[SUPPLIED INFORMATION]

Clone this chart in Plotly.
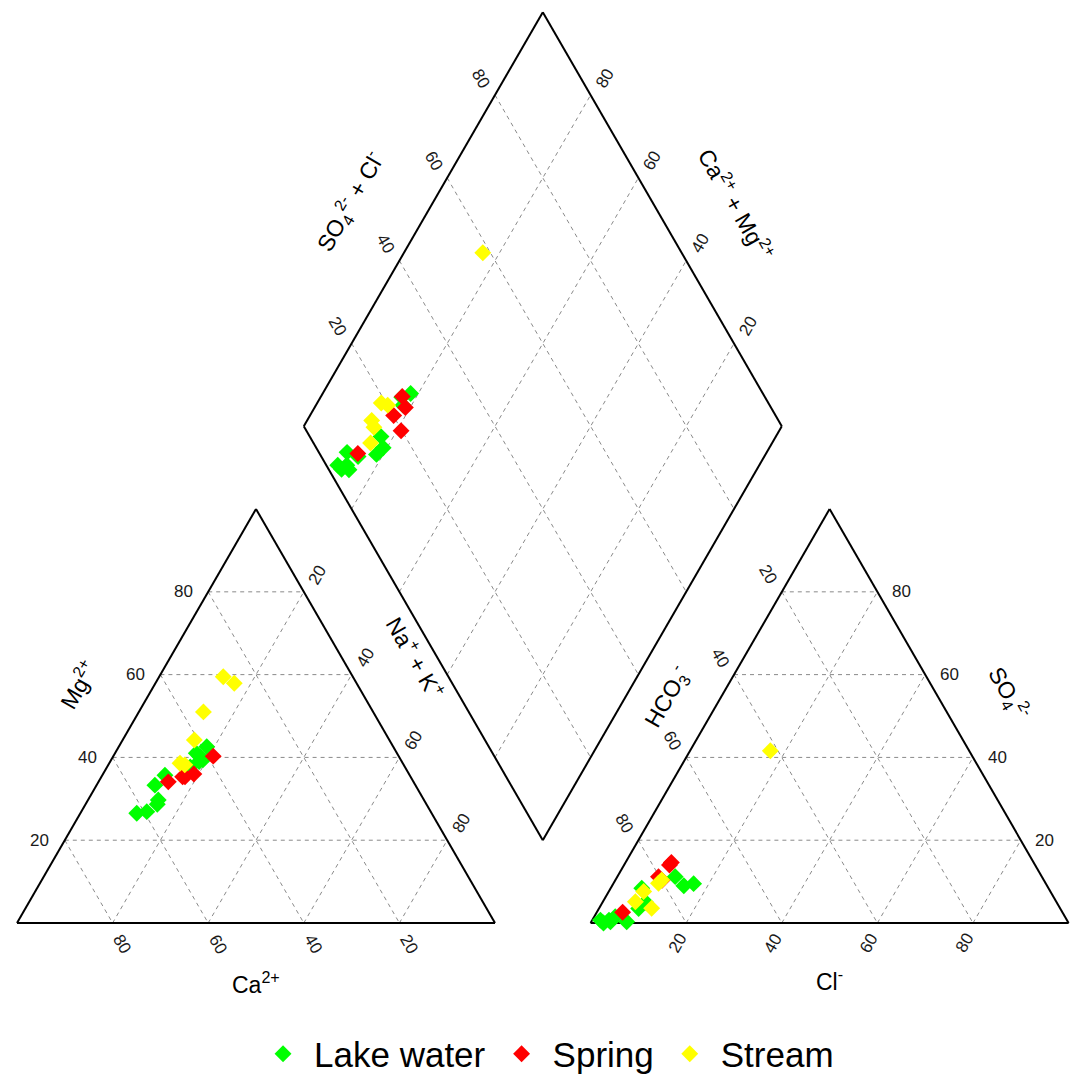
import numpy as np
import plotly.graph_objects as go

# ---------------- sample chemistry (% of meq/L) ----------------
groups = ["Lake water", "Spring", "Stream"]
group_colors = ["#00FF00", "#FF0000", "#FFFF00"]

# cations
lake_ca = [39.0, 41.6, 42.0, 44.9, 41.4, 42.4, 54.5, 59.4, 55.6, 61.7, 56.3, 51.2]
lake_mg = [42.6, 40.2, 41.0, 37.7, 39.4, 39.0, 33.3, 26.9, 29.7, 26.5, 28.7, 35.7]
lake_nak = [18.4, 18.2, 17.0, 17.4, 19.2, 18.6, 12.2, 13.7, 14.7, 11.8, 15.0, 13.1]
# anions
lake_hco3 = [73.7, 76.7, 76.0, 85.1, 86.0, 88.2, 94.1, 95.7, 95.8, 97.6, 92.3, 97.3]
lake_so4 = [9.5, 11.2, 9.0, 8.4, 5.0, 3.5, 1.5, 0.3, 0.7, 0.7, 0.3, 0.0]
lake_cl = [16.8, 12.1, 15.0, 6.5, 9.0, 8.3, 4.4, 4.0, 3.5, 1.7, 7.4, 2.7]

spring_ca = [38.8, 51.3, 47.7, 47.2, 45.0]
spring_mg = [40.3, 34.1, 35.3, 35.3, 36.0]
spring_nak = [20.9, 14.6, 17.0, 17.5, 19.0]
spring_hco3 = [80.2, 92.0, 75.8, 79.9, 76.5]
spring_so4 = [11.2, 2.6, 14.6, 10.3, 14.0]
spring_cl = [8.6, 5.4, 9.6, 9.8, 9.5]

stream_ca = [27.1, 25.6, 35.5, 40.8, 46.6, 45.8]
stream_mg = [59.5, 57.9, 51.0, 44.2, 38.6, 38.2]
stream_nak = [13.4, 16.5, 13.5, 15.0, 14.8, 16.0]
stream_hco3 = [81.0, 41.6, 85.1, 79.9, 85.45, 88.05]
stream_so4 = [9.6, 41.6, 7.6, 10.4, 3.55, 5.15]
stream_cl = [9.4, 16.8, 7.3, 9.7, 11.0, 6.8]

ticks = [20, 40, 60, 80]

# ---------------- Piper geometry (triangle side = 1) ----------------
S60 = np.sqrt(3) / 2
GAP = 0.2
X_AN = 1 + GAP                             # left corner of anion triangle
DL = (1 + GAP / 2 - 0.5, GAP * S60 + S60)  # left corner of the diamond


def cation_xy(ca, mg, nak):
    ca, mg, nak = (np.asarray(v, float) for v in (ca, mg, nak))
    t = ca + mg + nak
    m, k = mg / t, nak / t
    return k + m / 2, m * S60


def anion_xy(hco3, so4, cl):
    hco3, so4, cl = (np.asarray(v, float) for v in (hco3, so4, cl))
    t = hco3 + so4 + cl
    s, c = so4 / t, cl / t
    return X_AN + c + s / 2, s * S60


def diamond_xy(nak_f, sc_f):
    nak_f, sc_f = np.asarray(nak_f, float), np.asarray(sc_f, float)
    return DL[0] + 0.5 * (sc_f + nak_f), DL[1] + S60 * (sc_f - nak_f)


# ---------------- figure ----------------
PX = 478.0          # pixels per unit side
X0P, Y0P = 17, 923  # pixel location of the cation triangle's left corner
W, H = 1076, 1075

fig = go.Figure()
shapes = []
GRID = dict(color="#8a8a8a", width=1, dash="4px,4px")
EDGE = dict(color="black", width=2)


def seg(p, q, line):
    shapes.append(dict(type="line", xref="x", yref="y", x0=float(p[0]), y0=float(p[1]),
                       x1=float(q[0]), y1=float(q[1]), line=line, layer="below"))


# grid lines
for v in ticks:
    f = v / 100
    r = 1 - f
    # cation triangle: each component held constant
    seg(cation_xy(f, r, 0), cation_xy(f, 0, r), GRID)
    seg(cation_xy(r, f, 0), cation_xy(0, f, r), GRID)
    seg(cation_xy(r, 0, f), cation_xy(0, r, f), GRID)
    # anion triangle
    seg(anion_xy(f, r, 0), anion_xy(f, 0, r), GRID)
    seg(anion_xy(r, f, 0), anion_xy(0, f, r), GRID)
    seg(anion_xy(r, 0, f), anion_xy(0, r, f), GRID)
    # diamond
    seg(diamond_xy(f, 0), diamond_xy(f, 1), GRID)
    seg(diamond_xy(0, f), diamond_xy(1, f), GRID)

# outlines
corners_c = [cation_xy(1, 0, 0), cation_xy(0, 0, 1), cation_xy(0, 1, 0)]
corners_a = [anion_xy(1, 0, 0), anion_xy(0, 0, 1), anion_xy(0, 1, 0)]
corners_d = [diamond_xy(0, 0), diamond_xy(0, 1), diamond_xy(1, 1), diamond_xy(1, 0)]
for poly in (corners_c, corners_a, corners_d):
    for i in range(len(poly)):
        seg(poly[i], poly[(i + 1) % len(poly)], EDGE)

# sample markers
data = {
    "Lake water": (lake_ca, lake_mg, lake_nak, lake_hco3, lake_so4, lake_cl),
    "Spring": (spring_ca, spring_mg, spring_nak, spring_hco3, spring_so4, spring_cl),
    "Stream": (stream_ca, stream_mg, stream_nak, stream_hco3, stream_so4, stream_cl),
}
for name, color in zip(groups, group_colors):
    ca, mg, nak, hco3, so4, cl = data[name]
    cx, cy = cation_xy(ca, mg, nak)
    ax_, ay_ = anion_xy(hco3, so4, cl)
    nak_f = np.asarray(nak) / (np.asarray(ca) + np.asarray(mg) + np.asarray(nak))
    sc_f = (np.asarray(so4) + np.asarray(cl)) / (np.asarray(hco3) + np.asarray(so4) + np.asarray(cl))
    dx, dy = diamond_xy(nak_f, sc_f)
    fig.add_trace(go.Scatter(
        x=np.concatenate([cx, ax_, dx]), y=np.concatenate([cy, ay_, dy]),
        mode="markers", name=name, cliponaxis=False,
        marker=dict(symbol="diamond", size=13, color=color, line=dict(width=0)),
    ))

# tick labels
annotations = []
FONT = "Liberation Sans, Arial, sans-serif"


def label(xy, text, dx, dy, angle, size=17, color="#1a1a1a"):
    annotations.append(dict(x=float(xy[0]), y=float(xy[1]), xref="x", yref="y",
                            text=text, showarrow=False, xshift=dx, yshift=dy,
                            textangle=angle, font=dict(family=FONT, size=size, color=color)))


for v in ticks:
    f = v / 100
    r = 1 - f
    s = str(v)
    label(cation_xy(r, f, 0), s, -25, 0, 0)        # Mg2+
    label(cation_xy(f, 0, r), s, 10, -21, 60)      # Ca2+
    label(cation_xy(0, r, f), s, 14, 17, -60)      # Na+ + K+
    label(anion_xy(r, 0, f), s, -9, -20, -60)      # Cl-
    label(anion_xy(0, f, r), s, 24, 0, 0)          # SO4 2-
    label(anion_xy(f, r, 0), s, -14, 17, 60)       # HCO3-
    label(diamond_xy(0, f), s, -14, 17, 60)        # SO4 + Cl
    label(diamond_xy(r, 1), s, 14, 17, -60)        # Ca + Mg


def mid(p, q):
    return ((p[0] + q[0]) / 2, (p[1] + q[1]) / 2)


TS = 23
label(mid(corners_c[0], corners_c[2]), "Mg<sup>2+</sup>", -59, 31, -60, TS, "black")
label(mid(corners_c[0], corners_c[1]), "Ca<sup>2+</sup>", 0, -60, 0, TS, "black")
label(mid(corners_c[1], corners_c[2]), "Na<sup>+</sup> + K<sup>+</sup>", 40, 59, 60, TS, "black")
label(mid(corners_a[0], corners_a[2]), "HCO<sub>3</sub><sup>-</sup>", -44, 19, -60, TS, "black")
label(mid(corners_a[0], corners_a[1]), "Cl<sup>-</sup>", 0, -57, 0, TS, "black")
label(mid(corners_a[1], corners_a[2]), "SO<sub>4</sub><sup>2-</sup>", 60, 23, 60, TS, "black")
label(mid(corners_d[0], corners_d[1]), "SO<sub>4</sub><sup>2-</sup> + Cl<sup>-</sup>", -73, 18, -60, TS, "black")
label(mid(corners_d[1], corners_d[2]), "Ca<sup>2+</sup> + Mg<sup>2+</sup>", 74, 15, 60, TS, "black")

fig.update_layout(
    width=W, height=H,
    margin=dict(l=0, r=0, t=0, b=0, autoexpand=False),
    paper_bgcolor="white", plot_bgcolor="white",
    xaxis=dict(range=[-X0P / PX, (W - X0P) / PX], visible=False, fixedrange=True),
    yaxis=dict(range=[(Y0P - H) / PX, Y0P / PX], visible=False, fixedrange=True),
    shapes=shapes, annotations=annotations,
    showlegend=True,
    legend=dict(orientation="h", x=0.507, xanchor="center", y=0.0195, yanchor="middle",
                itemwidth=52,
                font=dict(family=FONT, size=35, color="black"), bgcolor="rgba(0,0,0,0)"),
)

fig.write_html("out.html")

[YOUR GOAL] Everything from the first line of the listing above through the line that contains "W, H = 1076, 1075" is to be restated word for word, minus the pictures.

[REPLY]
Clone this chart in Plotly.
import numpy as np
import plotly.graph_objects as go

# ---------------- sample chemistry (% of meq/L) ----------------
groups = ["Lake water", "Spring", "Stream"]
group_colors = ["#00FF00", "#FF0000", "#FFFF00"]

# cations
lake_ca = [39.0, 41.6, 42.0, 44.9, 41.4, 42.4, 54.5, 59.4, 55.6, 61.7, 56.3, 51.2]
lake_mg = [42.6, 40.2, 41.0, 37.7, 39.4, 39.0, 33.3, 26.9, 29.7, 26.5, 28.7, 35.7]
lake_nak = [18.4, 18.2, 17.0, 17.4, 19.2, 18.6, 12.2, 13.7, 14.7, 11.8, 15.0, 13.1]
# anions
lake_hco3 = [73.7, 76.7, 76.0, 85.1, 86.0, 88.2, 94.1, 95.7, 95.8, 97.6, 92.3, 97.3]
lake_so4 = [9.5, 11.2, 9.0, 8.4, 5.0, 3.5, 1.5, 0.3, 0.7, 0.7, 0.3, 0.0]
lake_cl = [16.8, 12.1, 15.0, 6.5, 9.0, 8.3, 4.4, 4.0, 3.5, 1.7, 7.4, 2.7]

spring_ca = [38.8, 51.3, 47.7, 47.2, 45.0]
spring_mg = [40.3, 34.1, 35.3, 35.3, 36.0]
spring_nak = [20.9, 14.6, 17.0, 17.5, 19.0]
spring_hco3 = [80.2, 92.0, 75.8, 79.9, 76.5]
spring_so4 = [11.2, 2.6, 14.6, 10.3, 14.0]
spring_cl = [8.6, 5.4, 9.6, 9.8, 9.5]

stream_ca = [27.1, 25.6, 35.5, 40.8, 46.6, 45.8]
stream_mg = [59.5, 57.9, 51.0, 44.2, 38.6, 38.2]
stream_nak = [13.4, 16.5, 13.5, 15.0, 14.8, 16.0]
stream_hco3 = [81.0, 41.6, 85.1, 79.9, 85.45, 88.05]
stream_so4 = [9.6, 41.6, 7.6, 10.4, 3.55, 5.15]
stream_cl = [9.4, 16.8, 7.3, 9.7, 11.0, 6.8]

ticks = [20, 40, 60, 80]

# ---------------- Piper geometry (triangle side = 1) ----------------
S60 = np.sqrt(3) / 2
GAP = 0.2
X_AN = 1 + GAP                             # left corner of anion triangle
DL = (1 + GAP / 2 - 0.5, GAP * S60 + S60)  # left corner of the diamond


def cation_xy(ca, mg, nak):
    ca, mg, nak = (np.asarray(v, float) for v in (ca, mg, nak))
    t = ca + mg + nak
    m, k = mg / t, nak / t
    return k + m / 2, m * S60


def anion_xy(hco3, so4, cl):
    hco3, so4, cl = (np.asarray(v, float) for v in (hco3, so4, cl))
    t = hco3 + so4 + cl
    s, c = so4 / t, cl / t
    return X_AN + c + s / 2, s * S60


def diamond_xy(nak_f, sc_f):
    nak_f, sc_f = np.asarray(nak_f, float), np.asarray(sc_f, float)
    return DL[0] + 0.5 * (sc_f + nak_f), DL[1] + S60 * (sc_f - nak_f)


# ---------------- figure ----------------
PX = 478.0          # pixels per unit side
X0P, Y0P = 17, 923  # pixel location of the cation triangle's left corner
W, H = 1076, 1075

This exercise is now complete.